Custom filtering

Label Studio v1.22.0

Hi,

I am experimenting with adding custom fields to Label Studio. The custom fields appear in the table, i.e. meta_info, and I can change the column type i.e. “txt” or “str”, but in the Filters, the type in the dropdown list is stuck in “data” and will error. Is this ability a new incomplete feature?

The file paths for the images seem to be base64 encoded when displayed to the user, even when using presigned. When I batch import images using JSON, I am unable to filter by “contains” for file-path (image [data]). I need to directly access the database, filter using sql on the file path to get the id of the task and then filter on id in the UI. This is inefficient but works. So, I am trying to create custom fields that contain the parts of the file paths I would like to filter on.

[
  {
    "data": {
      "image": "s3://redacted-path/my-image.jpg",
      "meta_info": "redacted-path/my-image.jpg"
    }
  }
]

Thank you for any assistance

Why the column “type” can be txt/str, but Filters are stuck on data (and error)

Columns display type and Filters value type are not the same system in Label Studio.

  • In the backend, Data Manager filter type is validated against a fixed enum (Number, Datetime, Boolean, String, List, Unknown) in label_studio/data_manager/prepare_params.py. Anything else (like data) is not a valid filter type and can error.

    Source: prepare_params.py filter Type enum

  • Separately, Data Manager columns are generated by get_all_columns() and task.data.* fields are typed based on labeling config / inferred data types. Anything not recognized as media types ends up as String for display.

    Source: get_all_columns() column type mapping

So yes: this looks like an incomplete/unified UX — changing a column’s display type doesn’t necessarily produce a compatible filter definition. The reliable path is to ensure your filter payload uses one of the supported filter type values (usually String for your meta_info).

How to filter on your custom field correctly (recommended)

Use a Data Manager filter that targets task.data.meta_info and set the filter type to String.

For example, via a Data Manager View payload (REST; SDK v2 helper for “views” requires a check, maybe this function is not implemented):

{
  "project": 123,
  "data": {
    "title": "Images by path fragment",
    "filters": {
      "conjunction": "and",
      "items": [
        {
          "filter": "filter:tasks:data.meta_info",
          "operator": "contains",
          "type": "String",
          "value": "redacted-path/"
        }
      ]
    }
  }
}

The key detail is the filter name format for task.data fields:

Why you see base64-ish image paths (even with presigned URLs)
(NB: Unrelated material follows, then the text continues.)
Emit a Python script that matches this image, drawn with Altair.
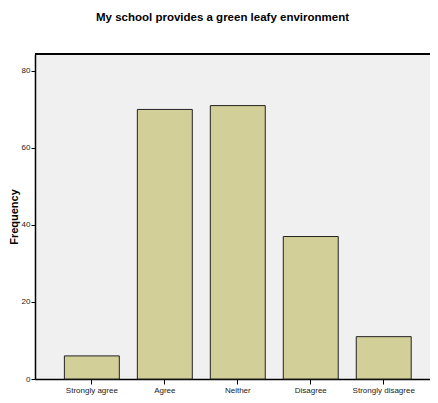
import altair as alt
import pandas as pd

categories = ["Strongly agree", "Agree", "Neither", "Disagree", "Strongly disagree"]
frequencies = [6, 70, 71, 37, 11]

df = pd.DataFrame({"category": categories, "frequency": frequencies})

W = 395
H = 325

bars = alt.Chart(df).mark_bar(
    fill="#d3cf98", stroke="#222222", strokeWidth=1
).encode(
    x=alt.X("category:N", sort=categories, title=None,
            scale=alt.Scale(paddingInner=0.247, paddingOuter=0.33, align=0.61),
            axis=alt.Axis(labelAngle=0, labelFontSize=8, labelColor="#222222",
                          labelFont="Liberation Sans", domainColor="#000000",
                          domainWidth=1.5, tickColor="#000000", tickSize=5,
                          labelPadding=2)),
    y=alt.Y("frequency:Q", title="Frequency",
            scale=alt.Scale(domain=[0, 84.4], nice=False),
            axis=alt.Axis(values=[0, 20, 40, 60, 80], grid=False, labelFontSize=8,
                          labelColor="#222222", labelFont="Liberation Sans",
                          domainColor="#000000", domainWidth=1.5,
                          tickColor="#000000", tickSize=4, labelPadding=1,
                          titleFontSize=11,
                          titleFont="Liberation Sans", titleFontWeight="bold",
                          titleColor="#000000", titlePadding=2)),
)

top_line = alt.Chart(df).mark_rule(color="#000000", strokeWidth=1.5).encode(
    x=alt.value(0), x2=alt.value(W), y=alt.value(0)
)

chart = alt.layer(bars, top_line).properties(
    width=W, height=H,
    title=alt.TitleParams("My school provides a green leafy environment",
                          font="Liberation Sans", fontSize=11.5, fontWeight="bold",
                          color="#000000", anchor="middle", dx=-10, offset=30),
    autosize=alt.AutoSizeParams(type="none"),
    padding={"left": 27, "top": 46, "right": 0, "bottom": 16},
).configure(
    background="white", view=alt.ViewConfig(fill="#f0f0f0", stroke=None)
)

chart.save("out.html", embed_options={"renderer": "svg", "actions": False})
If your task’s data.image value is something like:

/tasks/<some_id>/presign/?fileuri=<BASE64...>

that fileuri is typically a base64-encoded storage URI (gs://, s3://, etc.). This often happens when tasks were created by copying/reusing the output of /api/tasks (which may contain presigned/proxy URLs) instead of importing the original storage URIs.

To avoid generating tasks with these /presign/?fileuri=... values, when you read tasks from the API for re-use you should request un-resolved URIs:

  • /api/tasks?project=<id>&resolve_uri=false

Practical best practice for your use case (fast filtering)

Keep data.image as the real media pointer, and add additional short searchable fields (like you’re doing) such as:

  • meta_info (full key)
  • image_prefix (folder/prefix)
  • filename (basename)
  • dataset, source_id, etc.

Then filter on those fields using filter:tasks:data.<field> + type: String.

Clarifying questions (so I can give the exact payload / workaround for your UI)

  1. Which edition/version are you on (Community vs Enterprise, and version)?
  2. When you open a task JSON, is data.image currently s3://... or /tasks/.../presign/?fileuri=...?
  3. What is the exact error message when you try filtering your meta_info field in the UI?

Further information:

  1. Label Studio v1.22.0 Community (self-hosted). “Advanced filters” are technically an Enterprise feature; we are being frugal.
  2. “/tasks/1685903/resolve/?fileuri=”. I have played with “Use pre-signed URLs (On).”
  3. See below
Runtime error
operator does not exist: text -> unknown
LINE 1: SELECT ("task"."data" -> 'meta_info') FROM "task" WHERE "tas...
^
HINT: No operator matches the given name and argument types. You might need to add explicit type casts.

Workaround:

In the database, I can:

SELECT 
  MIN(id) AS lowest_id,
  MAX(id) AS highest_id
FROM public.task
WHERE data LIKE '%/my_filter/%';

or

SELECT * FROM public.task
WHERE data LIKE '%/folder/my_image.jpg%' 
ORDER BY id ASC

or, for the custom filter columns

SELECT 
  id,
  data,
  data::jsonb->'meta_info' AS meta_info
FROM public.task
WHERE data::jsonb ? 'meta_info'
  AND data LIKE '%my_filtered_dir/%'
ORDER BY id ASC;

And then filter on the IDs in the UI to annotate the images I am interested in. But it would be nice to skip this step and fix the filter.